L’esprit trublion de Marlene Monteiro Freitas accouche de sa fresque la plus monumentale à ce jour. Ordre, structures et institutions font face à l’ivresse des dieux : Mal – Embriaguez Divina. Ce sera l’un des points d’orgue du festival Mesure pour Mesure en novembre au Nouveau Théâtre de Montreuil.
Le tribunal, l’armée, le clergé. Trois institutions qui veillent sur nous et nous préservent du « Mal ». A moins qu’elles ne l’inventent pour justifier leur propre existence, rentrant dans des schémas qui virent à l’obsession. Et bien sûr, il y a l’administration, à priori neutre, mais demandez à un certain Kafka ce qu’il en pense. Mal – Embriaguez Divina est une fresque gestuelle entre discipline et folie, où les piliers de l’autorité affrontent les forces du désordre qui la narguent sans cesse : la folie, l’animalité, les instincts… Par les images d’une lutte acharnée entre Bacchanales et Mars, Marlene Monteiro Freitas nous interroge sur notre propre attitude face à ces phénomènes protéiformes qui peuvent s’emparer de nos esprits et nous emporter, peut-être vers le « Mal », mais à coup sûr vers l’imprévu. Cela pourrait s’appeler : la transe.
En tant que chorégraphe, et pour éviter toute dilatation, il lui faut donc faire régner l’ordre, au moins à la surface, et s’engager dans une lutte permanente contre l’insoumission des corps. C’est pourquoi les bancs du tribunal sont ici également ceux de l’école, pouvant rappeler La Classe morte de feu Tadeusz Kantor, où s’estompent les distinctions entre acteurs, pantins et marionnettes. A moins que la curieuse assemblée ne soit en même temps un public d’opéra ou de théâtre ?
Dans ce grand castelet tout commence par une étrange partie de volleyball, vite balayée par un régiment militaire avec ses drapeaux et sa cérémonie, à son tour subvertie par des danses sataniques ou tribales. L’espace lui-même tente en vain d’imposer son ordre rigoureux et sa hiérarchie, avec des gradins très autoritaires où tous finissent par plier mécaniquement du papier, fabriquant les maisons et clochers d’une ville entière, cité imaginaire aussitôt rasée par le bruit de la guerre.

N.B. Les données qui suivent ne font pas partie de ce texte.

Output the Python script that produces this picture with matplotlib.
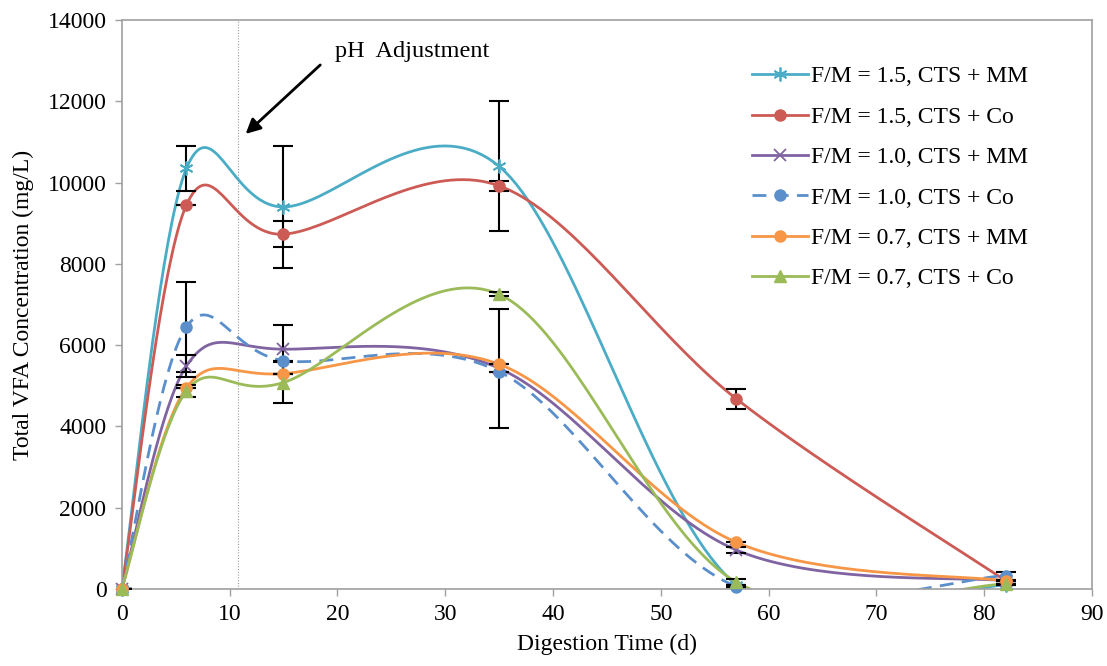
import numpy as np
import matplotlib
matplotlib.use("Agg")
import matplotlib.pyplot as plt

plt.rcParams["font.family"] = ["Liberation Serif", "DejaVu Serif"]

days = [0, 6, 15, 35, 57, 82]

labels = [
    "F/M = 1.5, CTS + MM",
    "F/M = 1.5, CTS + Co",
    "F/M = 1.0, CTS + MM",
    "F/M = 1.0, CTS + Co",
    "F/M = 0.7, CTS + MM",
    "F/M = 0.7, CTS + Co",
]

vfa_15_mm = [0, 10350, 9400, 10400, 100, 100]
vfa_15_co = [0, 9450, 8730, 9920, 4680, 200]
vfa_10_mm = [0, 5490, 5900, 5430, 960, 200]
vfa_10_co = [0, 6450, 5620, 5350, 60, 330]
vfa_07_mm = [0, 4950, 5300, 5530, 1150, 200]
vfa_07_co = [0, 4870, 5080, 7250, 170, 120]

err_15_mm = [0, 550, 1500, 1600, 0, 0]
err_15_co = [0, 0, 320, 120, 250, 0]
err_10_mm = [0, 270, 600, 1460, 80, 0]
err_10_co = [0, 1100, 0, 0, 0, 100]
err_07_mm = [0, 0, 0, 0, 0, 0]
err_07_co = [0, 150, 500, 50, 80, 0]

series = [vfa_15_mm, vfa_15_co, vfa_10_mm, vfa_10_co, vfa_07_mm, vfa_07_co]
errors = [err_15_mm, err_15_co, err_10_mm, err_10_co, err_07_mm, err_07_co]
colors = ["#4BACC6", "#CD5B55", "#8064A2", "#5B8FCB", "#F79646", "#9BBB59"]
markers = [(6, 2, 0), "o", "x", "o", "o", "^"]
styles = ["-", "-", "-", (0, (5, 3)), "-", "-"]

ph_day = 10.75


def excel_smooth(xs, ys, n=40):
    # Excel-style smoothed line: cubic Bezier segments, tangents from neighbours
    pts = np.column_stack([xs, ys]).astype(float)
    out = [pts[0]]
    t = np.linspace(0, 1, n)[1:, None]
    for i in range(len(pts) - 1):
        p0 = pts[i - 1] if i > 0 else pts[i]
        p1, p2 = pts[i], pts[i + 1]
        p3 = pts[i + 2] if i + 2 < len(pts) else pts[i + 1]
        c1 = p1 + (p2 - p0) / 6
        c2 = p2 - (p3 - p1) / 6
        seg = (1 - t) ** 3 * p1 + 3 * (1 - t) ** 2 * t * c1 + 3 * (1 - t) * t ** 2 * c2 + t ** 3 * p2
        out.extend(seg)
    return np.array(out)


fig = plt.figure(figsize=(11.07, 6.66), dpi=100)
ax = fig.add_axes([0.110, 0.1156, 0.8765, 0.8544])

for vals, err, col, mk, ls, lab in zip(series, errors, colors, markers, styles, labels):
    curve = excel_smooth(days, vals)
    star = isinstance(mk, tuple)
    ms = 10 if star else 8
    mew = 1.3 if (star or mk == "x") else 1
    ax.plot(curve[:, 0], curve[:, 1], color=col, lw=2, linestyle=ls, zorder=2)
    ax.errorbar(days, vals, yerr=err, fmt="none", ecolor="black",
                elinewidth=1.5, capsize=7, capthick=1.5, zorder=3)
    ax.plot(days, vals, linestyle="none", marker=mk, ms=ms, color=col,
            mew=mew, zorder=4, clip_on=False)
    ax.plot([], [], color=col, lw=2, linestyle=ls, marker=mk, ms=ms,
            mew=mew, label=lab)

ax.axvline(ph_day, color="#999999", lw=0.8, linestyle=(0, (1, 1.5)), zorder=1)
ax.annotate("", xy=(11.3, 11150), xytext=(18.6, 12940),
            arrowprops=dict(arrowstyle="-|>", color="black", lw=2,
                            mutation_scale=22))
ax.text(19.8, 13230, "pH  Adjustment", fontsize=17.5, va="center", ha="left")

ax.set_xlim(0, 90)
ax.set_ylim(0, 14000)
ax.set_xticks(range(0, 91, 10))
ax.set_yticks(range(0, 14001, 2000))
ax.tick_params(direction="out", length=5, width=1, color="#A0A0A0",
               labelsize=17, pad=6)
for sp in ax.spines.values():
    sp.set_color("#A0A0A0")
    sp.set_linewidth(1.2)

ax.set_xlabel("Digestion Time (d)", fontsize=17, labelpad=6)
ax.set_ylabel("Total VFA Concentration (mg/L)", fontsize=17, labelpad=10)

ax.legend(loc="upper left", bbox_to_anchor=(0.64, 0.936), frameon=False,
          fontsize=17, handlelength=2.35, handletextpad=0.15,
          labelspacing=0.8, borderaxespad=0)

fig.savefig("out.png", dpi=100)
plt.close(fig)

Sous ses airs d’art répétitif, Mal – Embriaguez Divina cache une opulence visuelle et sensorielle, un bouillonnement souterrain de rites, transgressifs et indispensables au bien-être collectif. Il faut ensuite évoquer Mariana Tembe, désarçonnante dans les rôles de la reine et du juge, car sa condition physique relève d’une symbolique profonde. Amputée des deux jambes mais dotée de capacités cinétiques stupéfiantes, elle confère aux tableaux-clefs une touche surréelle et kafkaïenne, alors que son corps résume l’énergie positive qui permet de rebondir en direction du « Bien ».
Marlene Montero Freitas cultive depuis longtemps un art du geste grotesque et grimaçant qui remet en question le diktat du rationnel, art de l’exubérance très structuré où l’interprète, à la fois sauvage et automate, est loin de représenter simplement un autre être humain. En témoignent ses dernières créations et leurs titres comme D’ivoire et chair – les statues souffrent aussi, Jaguar ou encore Bacchantes – Prélude pour une purge. Et partout lorgne, en arrière-plan, l’esprit carnavalesque qui s’est emparé d’elle au cours de son enfance capverdienne. Jusqu’à faire éclater aujourd’hui une « ivresse divine ».
Mal-Embriaguez Divina, de Marlene Montero Freitas, au Nouveau Théâtre de Montreuil, du 10 au 13 novembre, dans le cadre du Festival Mesure pour Mesure.